Conservation staff reported on seasonal inspections, outreach and a pending water-level matter for the Billy Boye flowage that could require a Department of Natural Resources public hearing.
Staff said nonmetallic-mining inspections will begin as melting conditions allow and that inspection results are usually shared with the zoning committee as part of conditional-use-permit renewals. One committee member suggested keeping those reports with zoning rather than duplicating them to the Land, Water and Forest Resources Committee; staff noted a member of the public had requested the reports also be distributed to the land, water and forest resource committee.
On the Billy Boye flowage, staff said they are in the final stages of seeking authority to increase water levels. The request depends on confirmation of prescriptive flood and flowage easement rights. Staff said the matter is with county legal counsel: if counsel confirms the county has the prescriptive rights, the county would submit materials to the DNR, which would hold an official public hearing on the proposed increase in water levels.
Staff also reported routine dam checks underway, a spring tree sale with some stock remaining, and staff attendance at statewide Land and Water and lakes and rivers conferences.

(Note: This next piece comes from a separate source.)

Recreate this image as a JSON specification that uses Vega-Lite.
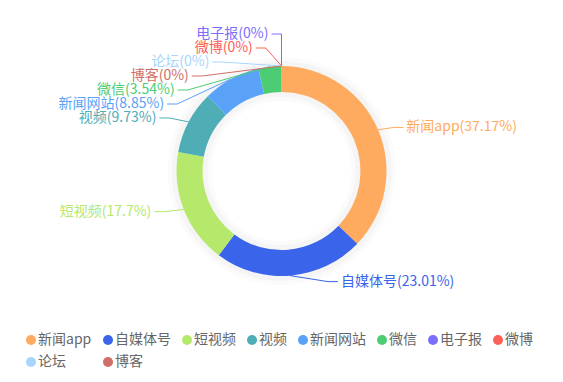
{
  "$schema": "https://vega.github.io/schema/vega-lite/v6.json",
  "width": 563,
  "height": 382,
  "autosize": {"type": "fit", "contains": "padding"},
  "padding": 0,
  "background": "white",
  "config": {"view": {"stroke": null}, "font": "Noto Sans CJK SC", "legend": {"gridAlign": "none"}},
  "data": {
    "values": [
      {"name": "新闻app", "value": 37.17, "order": 0},
      {"name": "自媒体号", "value": 23.01, "order": 1},
      {"name": "短视频", "value": 17.7, "order": 2},
      {"name": "视频", "value": 9.73, "order": 3},
      {"name": "新闻网站", "value": 8.85, "order": 4},
      {"name": "微信", "value": 3.54, "order": 5},
      {"name": "电子报", "value": 0, "order": 6},
      {"name": "微博", "value": 0, "order": 7},
      {"name": "论坛", "value": 0, "order": 8},
      {"name": "博客", "value": 0, "order": 9}
    ]
  },
  "layer": [
    {
      "mark": {"type": "arc", "innerRadius": 70, "outerRadius": 114, "color": "#000000", "opacity": 0.015},
      "encoding": {
        "theta": {"field": "value", "type": "quantitative", "stack": true},
        "order": {"field": "order", "type": "quantitative"},
        "x": {"datum": 0, "type": "quantitative", "scale": {"domain": [-281.5, 281.5], "nice": false, "zero": false}, "axis": null},
        "y": {"datum": 0, "type": "quantitative", "scale": {"domain": [-171, 211], "reverse": true, "nice": false, "zero": false}, "axis": null}
      }
    },
    {
      "mark": {"type": "arc", "innerRadius": 74, "outerRadius": 110, "color": "#000000", "opacity": 0.025},
      "encoding": {
        "theta": {"field": "value", "type": "quantitative", "stack": true},
        "order": {"field": "order", "type": "quantitative"},
        "x": {"datum": 0, "type": "quantitative"},
        "y": {"datum": 0, "type": "quantitative"}
      }
    },
    {
      "mark": {"type": "arc", "innerRadius": 79, "outerRadius": 105},
      "encoding": {
        "theta": {"field": "value", "type": "quantitative", "stack": true},
        "order": {"field": "order", "type": "quantitative"},
        "color": {
          "field": "name",
          "type": "nominal",
          "scale": {
            "domain": ["新闻app", "自媒体号", "短视频", "视频", "新闻网站", "微信", "电子报", "微博", "论坛", "博客"],
            "range": ["#ffab5f", "#3a64e9", "#b5e86b", "#4eadb5", "#5aa2f8", "#4ccd74", "#7b6efc", "#fc6058", "#a8d5fd", "#d06f68"]
          },
          "legend": {
            "orient": "none",
            "legendX": 24,
            "legendY": 333,
            "direction": "horizontal",
            "columns": 8,
            "gridAlign": "none",
            "title": null,
            "symbolType": "circle",
            "symbolSize": 100,
            "symbolStrokeWidth": 0,
            "symbolOpacity": 1,
            "labelFontSize": 14,
            "labelColor": "#666666",
            "labelFont": "Noto Sans CJK SC",
            "labelOffset": 0,
            "columnPadding": 9,
            "rowPadding": 8
          }
        },
        "x": {"datum": 0, "type": "quantitative"},
        "y": {"datum": 0, "type": "quantitative"}
      }
    },
    {
      "transform": [
        {"window": [{"op": "sum", "field": "value", "as": "cum"}], "sort": [{"field": "order"}], "frame": [null, 0]},
        {"calculate": "(datum.cum - datum.value/2)/100*2*PI", "as": "a"},
        {"calculate": "datum.a > PI ? 1 : 0", "as": "left"},
        {"calculate": "-111*cos(datum.a)", "as": "ny"},
        {"window": [{"op": "row_number", "as": "rk"}], "groupby": ["left"], "sort": [{"field": "ny"}, {"field": "order"}]},
        {"calculate": "-137 + 14*(datum.rk-1)", "as": "sy"},
        {"calculate": "datum.left && abs(datum.sy - datum.ny) < 40 ? datum.sy : datum.ny", "as": "ly"},
        {"calculate": "(datum.left ? -1 : 1)*sqrt(max(0, pow(datum.left ? 124 : 120, 2) - datum.ly*datum.ly))", "as": "ex"},
        {"calculate": "105*sin(datum.a)", "as": "px"},
        {"calculate": "-105*cos(datum.a)", "as": "py"},
        {"calculate": "datum.ex + (datum.left ? -10 : 10)", "as": "lx"},
        {"calculate": "datum.ex + (datum.left ? -13 : 13)", "as": "tx"},
        {"calculate": "datum.name + '(' + datum.value + '%)'", "as": "label"}
      ],
      "layer": [
        {
          "mark": {"type": "rule", "strokeWidth": 1},
          "encoding": {
            "x": {"field": "px", "type": "quantitative"},
            "y": {"field": "py", "type": "quantitative"},
            "x2": {"field": "ex"},
            "y2": {"field": "ly"},
            "color": {"field": "name", "type": "nominal", "legend": null}
          }
        },
        {
          "mark": {"type": "rule", "strokeWidth": 1},
          "encoding": {
            "x": {"field": "ex", "type": "quantitative"},
            "y": {"field": "ly", "type": "quantitative"},
            "x2": {"field": "lx"},
            "y2": {"field": "ly"},
            "color": {"field": "name", "type": "nominal", "legend": null}
          }
        },
        {
          "transform": [{"filter": "datum.left == 1"}],
          "mark": {"type": "text", "align": "right", "baseline": "middle", "fontSize": 14, "font": "Noto Sans CJK SC"},
          "encoding": {
            "x": {"field": "tx", "type": "quantitative"},
            "y": {"field": "ly", "type": "quantitative"},
            "text": {"field": "label"},
            "color": {"field": "name", "type": "nominal", "legend": null}
          }
        },
        {
          "transform": [{"filter": "datum.left == 0"}],
          "mark": {"type": "text", "align": "left", "baseline": "middle", "fontSize": 14, "font": "Noto Sans CJK SC"},
          "encoding": {
            "x": {"field": "tx", "type": "quantitative"},
            "y": {"field": "ly", "type": "quantitative"},
            "text": {"field": "label"},
            "color": {"field": "name", "type": "nominal", "legend": null}
          }
        }
      ]
    }
  ]
}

Why it matters: Nonmetallic-mining inspections and conditional-use renewals affect local land-use compliance and fees. The Billy Boye flowage increase would affect water levels in the flowage and requires legal and DNR processes before any change occurs.
What's next: Staff will begin inspections, route reports according to committee direction (zoning committee preferred), and await legal counsel's determination on prescriptive easement rights before filing materials with DNR for a hearing if appropriate.